Hello Suckerforpunishment, and can I join Sophie in offering you a warm welcome to the site.
Living with someone who is addicted, and in this case, it's alcohol, can absolutely affect you, as well as the kids, not only in their behaviour but also the cost of drinking 12 cans a night, with the possibility of having more outside of the house, which may be unknown, but know that once you start drinking, there is every chance other cans may be hidden away and whether or not he drinks at his mate's place.
Although he may not be violent, he can be aggressive as you have told us and that's definitely a warning sign because his drinking is excessive can have consequences, including damaging your relationship only as the alcohol is more important and comes first before anything else.

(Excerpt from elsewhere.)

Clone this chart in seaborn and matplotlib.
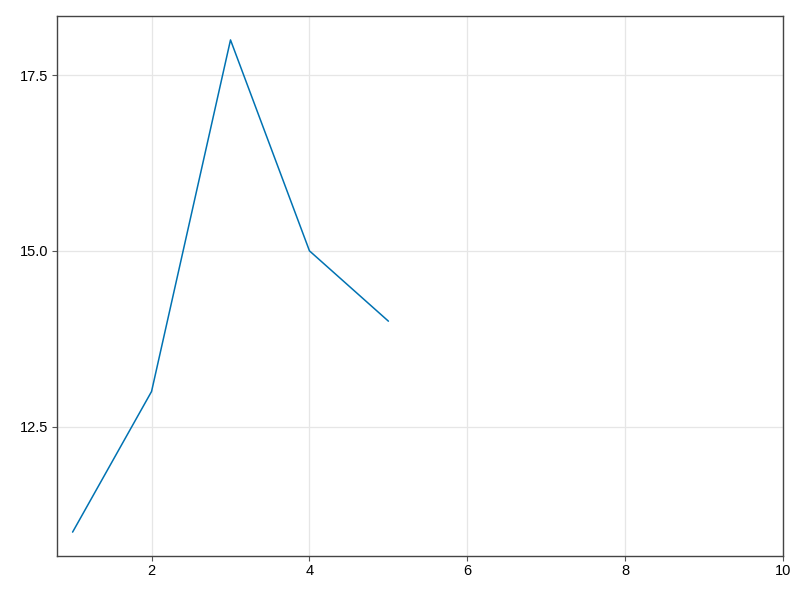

He would be delighted that you go to work, not only because of the money you earn but his ability to feel as though he can drink when no one is home or until the kids get home from school and may ignore their requests or demand what they should be doing, so it's going to affect how they are feeling and certainly something that you are going to worry about.
Trying to explain that he needs to be rational about the situation, will be very difficult for him to understand, his priority is the alcohol, not the relationship, nor how to assist in helping towards the run of the house.
Al Anon 1300 252 666 can firstly help the kids talk with qualified counsellors who dress in casual clothes and breaks down any barrier between them and the counsellors, I know they helped my sons when I was drinking when I was in depression.
Secondly, you might want to talk to people where you work who will support and understand what you're saying, just as we do and a decision needs to be made and please remember the reason why he drinks is only what he believes and is no fault of yours.
Can I ask you a question and please only answer if you want to, the house/flat you're living in is it in your name or joint names, we hope to hear back from you whenever you're available.